> [Directions for this task] Leave out any pictures and transcribe all other data below exactly.

(Rows from a dataset of charts and code)

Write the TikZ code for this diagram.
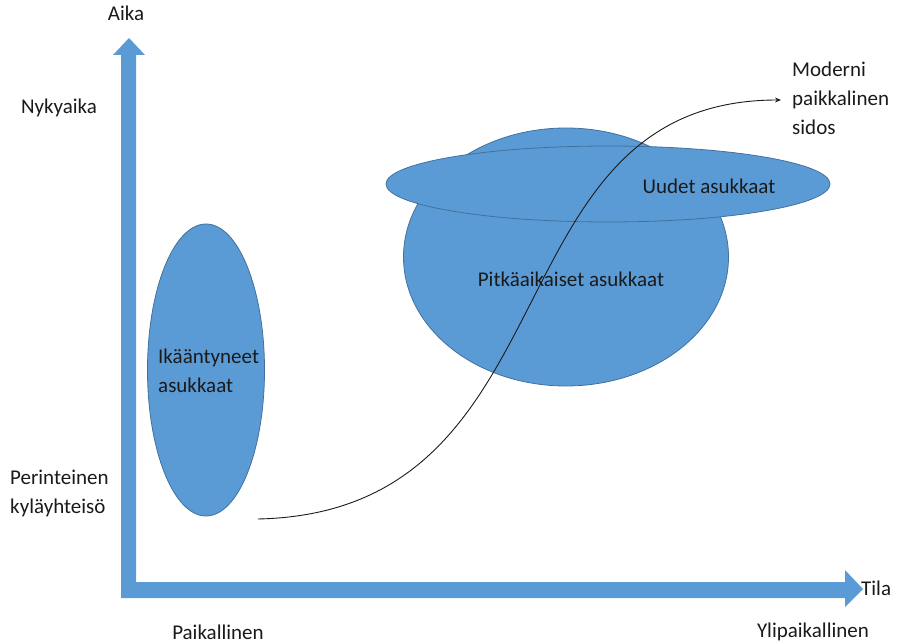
\documentclass[tikz,border=0pt]{standalone}
\usepackage{fontspec}
\setmainfont{Carlito}
\usetikzlibrary{shapes.geometric,arrows.meta}
\definecolor{fillblue}{HTML}{5B9BD5}
\definecolor{edgeblue}{HTML}{41719C}
\definecolor{txt}{HTML}{1A1A1A}
\begin{document}
\begin{tikzpicture}[x=1pt,y=-1pt,
  lbl/.style={font=\fontsize{21}{29}\selectfont, text=txt, inner sep=0pt, align=left},
  blob/.style={ellipse, draw=edgeblue, line width=0.8pt, fill=fillblue, inner sep=0pt},
  axisarrow/.style={fill=fillblue}]
\useasboundingbox (0,0) rectangle (914,644);
% axes
\fill[axisarrow] (121,598) -- (121,55) -- (113,55) -- (129,38) -- (145,55) -- (136,55) -- (136,582) -- (845,582) -- (845,570) -- (863,589) -- (845,607) -- (845,598) -- cycle;
% ellipses
\node[blob, minimum width=117pt, minimum height=292pt] (old) at (206,370) {};
\node[blob, minimum width=325pt, minimum height=258pt] (long) at (566,257) {};
\node[blob, minimum width=444pt, minimum height=76pt] (new) at (608,184) {};
% texts in ellipses
\node[lbl, anchor=west] (oldt) at (158,371) {Ikääntyneet\\asukkaat};
\node[lbl] (longt) at (571,279) {Pitkäaikaiset asukkaat};
\node[lbl] (newt) at (709,186) {Uudet asukkaat};
% labels
\node[lbl] (aika) at (126,13) {Aika};
\node[lbl] (nyky) at (59,108) {Nykyaika};
\node[lbl, anchor=west] (perin) at (10,493) {Perinteinen\\kyläyhteisö};
\node[lbl] (paik) at (218,632) {Paikallinen};
\node[lbl] (ylip) at (813,632) {Ylipaikallinen};
\node[lbl, anchor=west] (tila) at (861,588) {Tila};
\node[lbl, anchor=west] (mod) at (792,98) {Moderni\\paikkalinen\\sidos};
% curve
\coordinate (cs) at (258,519);
\coordinate (ce) at (781,100);
\draw[line width=0.9pt, txt, -{Stealth[length=6pt,width=5pt]}] (cs) .. controls (580,512) and (485,100) .. (ce);
\end{tikzpicture}
\end{document}
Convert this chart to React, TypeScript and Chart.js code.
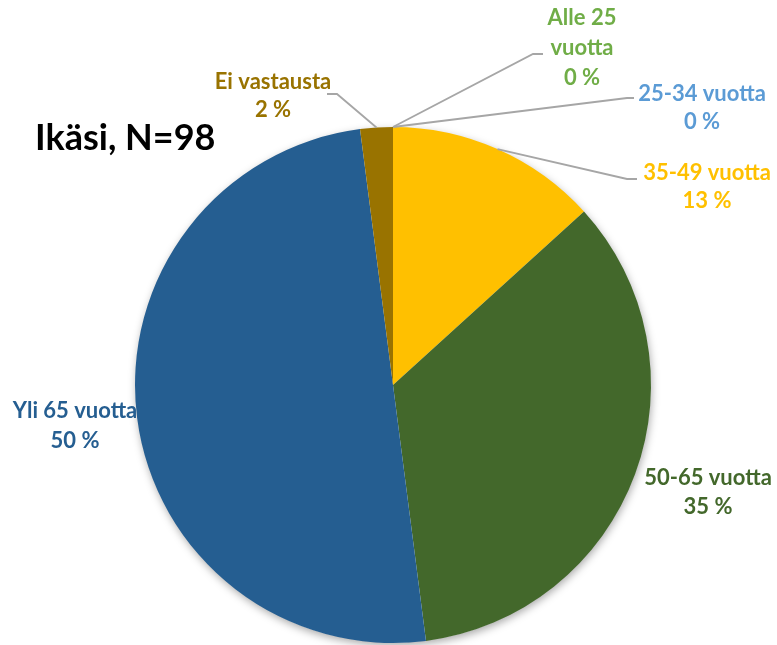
import React, { useEffect, useRef } from "react";
import { Chart, registerables } from "chart.js";

Chart.register(...registerables);

const categories = ["Alle 25 vuotta", "25-34 vuotta", "35-49 vuotta", "50-65 vuotta", "Yli 65 vuotta", "Ei vastausta"];
const counts = [0, 0, 13, 34, 49, 2];
const titleText = "Ikäsi, N=98";

const sliceColors = ["#70AD47", "#5B9BD5", "#FFC000", "#43682B", "#255E91", "#997300"];

// label layout (style/positions)
const labelLayout = [
  { lines: ["Alle 25", "vuotta"], x: 582, y: 18, gap: 30, leader: [[543, 54], [533, 54]] },
  { lines: ["25-34 vuotta"], x: 702, y: 94, gap: 28, leader: [[634, 98], [627, 98]] },
  { lines: ["35-49 vuotta"], x: 707, y: 173, gap: 28, leader: [[637, 179], [627, 179]] },
  { lines: ["50-65 vuotta"], x: 708, y: 478, gap: 29, leader: null },
  { lines: ["Yli 65 vuotta"], x: 75, y: 411, gap: 30, leader: null },
  { lines: ["Ei vastausta"], x: 273, y: 82, gap: 28, leader: [[327, 94], [337, 94]] },
];

const labelPlugin = {
  id: "labelPlugin",
  beforeDatasetsDraw(chart: any) {
    const meta = chart.getDatasetMeta(0);
    const el = meta.data[0];
    if (!el) return;
    const { x, y, outerRadius } = el.getProps(["x", "y", "outerRadius"], true);
    const ctx = chart.ctx;
    ctx.save();
    ctx.shadowColor = "rgba(0,0,0,0.35)";
    ctx.shadowBlur = 8;
    ctx.shadowOffsetX = 1;
    ctx.shadowOffsetY = 3;
    ctx.fillStyle = "#ffffff";
    ctx.beginPath();
    ctx.arc(x, y, outerRadius - 0.5, 0, Math.PI * 2);
    ctx.fill();
    ctx.restore();
  },
  afterDatasetsDraw(chart: any) {
    const ctx = chart.ctx;
    const meta = chart.getDatasetMeta(0);
    const total = counts.reduce((a, b) => a + b, 0);
    ctx.save();
    // title
    ctx.fillStyle = "#000000";
    ctx.font = "bold 36px Lato";
    ctx.textAlign = "left";
    ctx.textBaseline = "middle";
    ctx.fillText(titleText, 35, 138);

    labelLayout.forEach((lab, i) => {
      const el = meta.data[i];
      const p = el.getProps(["x", "y", "startAngle", "endAngle", "outerRadius"], true);
      const mid = (p.startAngle + p.endAngle) / 2;
      if (lab.leader) {
        const ex = p.x + Math.cos(mid) * p.outerRadius;
        const ey = p.y + Math.sin(mid) * p.outerRadius;
        ctx.strokeStyle = "#A6A6A6";
        ctx.lineWidth = 1.8;
        ctx.beginPath();
        ctx.moveTo(lab.leader[0][0], lab.leader[0][1]);
        ctx.lineTo(lab.leader[1][0], lab.leader[1][1]);
        ctx.lineTo(ex, ey);
        ctx.stroke();
      }
      const pct = Math.round((counts[i] / total) * 100) + " %";
      const lines = [...lab.lines, pct];
      ctx.fillStyle = sliceColors[i];
      ctx.font = "bold 22px Lato";
      ctx.textAlign = "center";
      ctx.textBaseline = "middle";
      lines.forEach((t, j) => ctx.fillText(t, lab.x, lab.y + j * lab.gap));
    });
    ctx.restore();
  },
};

export default function App() {
  const ref = useRef<HTMLCanvasElement>(null);
  useEffect(() => {
    document.body.style.margin = "0";
    if (!ref.current) return;
    const chart = new Chart(ref.current, {
      type: "pie",
      data: {
        labels: categories,
        datasets: [
          {
            data: counts,
            backgroundColor: sliceColors,
            borderWidth: 0,
          },
        ],
      },
      options: {
        responsive: false,
        animation: false,
        layout: { padding: { left: 135, right: 126, top: 127, bottom: 2 } },
        plugins: {
          legend: { display: false },
          tooltip: { enabled: false },
          title: { display: false },
        },
      },
      plugins: [labelPlugin],
    });
    return () => chart.destroy();
  }, []);
  return (
    <div style={{ width: 777, height: 645, background: "#fff" }}>
      <canvas ref={ref} width={777} height={645} style={{ width: 777, height: 645, display: "block" }} />
    </div>
  );
}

> [Solution for this problem]
Write the TikZ code for this diagram.
\documentclass[tikz,border=0pt]{standalone}
\usepackage{fontspec}
\setmainfont{Carlito}
\usetikzlibrary{shapes.geometric,arrows.meta}
\definecolor{fillblue}{HTML}{5B9BD5}
\definecolor{edgeblue}{HTML}{41719C}
\definecolor{txt}{HTML}{1A1A1A}
\begin{document}
\begin{tikzpicture}[x=1pt,y=-1pt,
  lbl/.style={font=\fontsize{21}{29}\selectfont, text=txt, inner sep=0pt, align=left},
  blob/.style={ellipse, draw=edgeblue, line width=0.8pt, fill=fillblue, inner sep=0pt},
  axisarrow/.style={fill=fillblue}]
\useasboundingbox (0,0) rectangle (914,644);
% axes
\fill[axisarrow] (121,598) -- (121,55) -- (113,55) -- (129,38) -- (145,55) -- (136,55) -- (136,582) -- (845,582) -- (845,570) -- (863,589) -- (845,607) -- (845,598) -- cycle;
% ellipses
\node[blob, minimum width=117pt, minimum height=292pt] (old) at (206,370) {};
\node[blob, minimum width=325pt, minimum height=258pt] (long) at (566,257) {};
\node[blob, minimum width=444pt, minimum height=76pt] (new) at (608,184) {};
% texts in ellipses
\node[lbl, anchor=west] (oldt) at (158,371) {Ikääntyneet\\asukkaat};
\node[lbl] (longt) at (571,279) {Pitkäaikaiset asukkaat};
\node[lbl] (newt) at (709,186) {Uudet asukkaat};
% labels
\node[lbl] (aika) at (126,13) {Aika};
\node[lbl] (nyky) at (59,108) {Nykyaika};
\node[lbl, anchor=west] (perin) at (10,493) {Perinteinen\\kyläyhteisö};
\node[lbl] (paik) at (218,632) {Paikallinen};
\node[lbl] (ylip) at (813,632) {Ylipaikallinen};
\node[lbl, anchor=west] (tila) at (861,588) {Tila};
\node[lbl, anchor=west] (mod) at (792,98) {Moderni\\paikkalinen\\sidos};
% curve
\coordinate (cs) at (258,519);
\coordinate (ce) at (781,100);
\draw[line width=0.9pt, txt, -{Stealth[length=6pt,width=5pt]}] (cs) .. controls (580,512) and (485,100) .. (ce);
\end{tikzpicture}
\end{document}
Convert this chart to React, TypeScript and Chart.js code.
import React, { useEffect, useRef } from "react";
import { Chart, registerables } from "chart.js";

Chart.register(...registerables);

const categories = ["Alle 25 vuotta", "25-34 vuotta", "35-49 vuotta", "50-65 vuotta", "Yli 65 vuotta", "Ei vastausta"];
const counts = [0, 0, 13, 34, 49, 2];
const titleText = "Ikäsi, N=98";

const sliceColors = ["#70AD47", "#5B9BD5", "#FFC000", "#43682B", "#255E91", "#997300"];

// label layout (style/positions)
const labelLayout = [
  { lines: ["Alle 25", "vuotta"], x: 582, y: 18, gap: 30, leader: [[543, 54], [533, 54]] },
  { lines: ["25-34 vuotta"], x: 702, y: 94, gap: 28, leader: [[634, 98], [627, 98]] },
  { lines: ["35-49 vuotta"], x: 707, y: 173, gap: 28, leader: [[637, 179], [627, 179]] },
  { lines: ["50-65 vuotta"], x: 708, y: 478, gap: 29, leader: null },
  { lines: ["Yli 65 vuotta"], x: 75, y: 411, gap: 30, leader: null },
  { lines: ["Ei vastausta"], x: 273, y: 82, gap: 28, leader: [[327, 94], [337, 94]] },
];

const labelPlugin = {
  id: "labelPlugin",
  beforeDatasetsDraw(chart: any) {
    const meta = chart.getDatasetMeta(0);
    const el = meta.data[0];
    if (!el) return;
    const { x, y, outerRadius } = el.getProps(["x", "y", "outerRadius"], true);
    const ctx = chart.ctx;
    ctx.save();
    ctx.shadowColor = "rgba(0,0,0,0.35)";
    ctx.shadowBlur = 8;
    ctx.shadowOffsetX = 1;
    ctx.shadowOffsetY = 3;
    ctx.fillStyle = "#ffffff";
    ctx.beginPath();
    ctx.arc(x, y, outerRadius - 0.5, 0, Math.PI * 2);
    ctx.fill();
    ctx.restore();
  },
  afterDatasetsDraw(chart: any) {
    const ctx = chart.ctx;
    const meta = chart.getDatasetMeta(0);
    const total = counts.reduce((a, b) => a + b, 0);
    ctx.save();
    // title
    ctx.fillStyle = "#000000";
    ctx.font = "bold 36px Lato";
    ctx.textAlign = "left";
    ctx.textBaseline = "middle";
    ctx.fillText(titleText, 35, 138);

    labelLayout.forEach((lab, i) => {
      const el = meta.data[i];
      const p = el.getProps(["x", "y", "startAngle", "endAngle", "outerRadius"], true);
      const mid = (p.startAngle + p.endAngle) / 2;
      if (lab.leader) {
        const ex = p.x + Math.cos(mid) * p.outerRadius;
        const ey = p.y + Math.sin(mid) * p.outerRadius;
        ctx.strokeStyle = "#A6A6A6";
        ctx.lineWidth = 1.8;
        ctx.beginPath();
        ctx.moveTo(lab.leader[0][0], lab.leader[0][1]);
        ctx.lineTo(lab.leader[1][0], lab.leader[1][1]);
        ctx.lineTo(ex, ey);
        ctx.stroke();
      }
      const pct = Math.round((counts[i] / total) * 100) + " %";
      const lines = [...lab.lines, pct];
      ctx.fillStyle = sliceColors[i];
      ctx.font = "bold 22px Lato";
      ctx.textAlign = "center";
      ctx.textBaseline = "middle";
      lines.forEach((t, j) => ctx.fillText(t, lab.x, lab.y + j * lab.gap));
    });
    ctx.restore();
  },
};

export default function App() {
  const ref = useRef<HTMLCanvasElement>(null);
  useEffect(() => {
    document.body.style.margin = "0";
    if (!ref.current) return;
    const chart = new Chart(ref.current, {
      type: "pie",
      data: {
        labels: categories,
        datasets: [
          {
            data: counts,
            backgroundColor: sliceColors,
            borderWidth: 0,
          },
        ],
      },
      options: {
        responsive: false,
        animation: false,
        layout: { padding: { left: 135, right: 126, top: 127, bottom: 2 } },
        plugins: {
          legend: { display: false },
          tooltip: { enabled: false },
          title: { display: false },
        },
      },
      plugins: [labelPlugin],
    });
    return () => chart.destroy();
  }, []);
  return (
    <div style={{ width: 777, height: 645, background: "#fff" }}>
      <canvas ref={ref} width={777} height={645} style={{ width: 777, height: 645, display: "block" }} />
    </div>
  );
}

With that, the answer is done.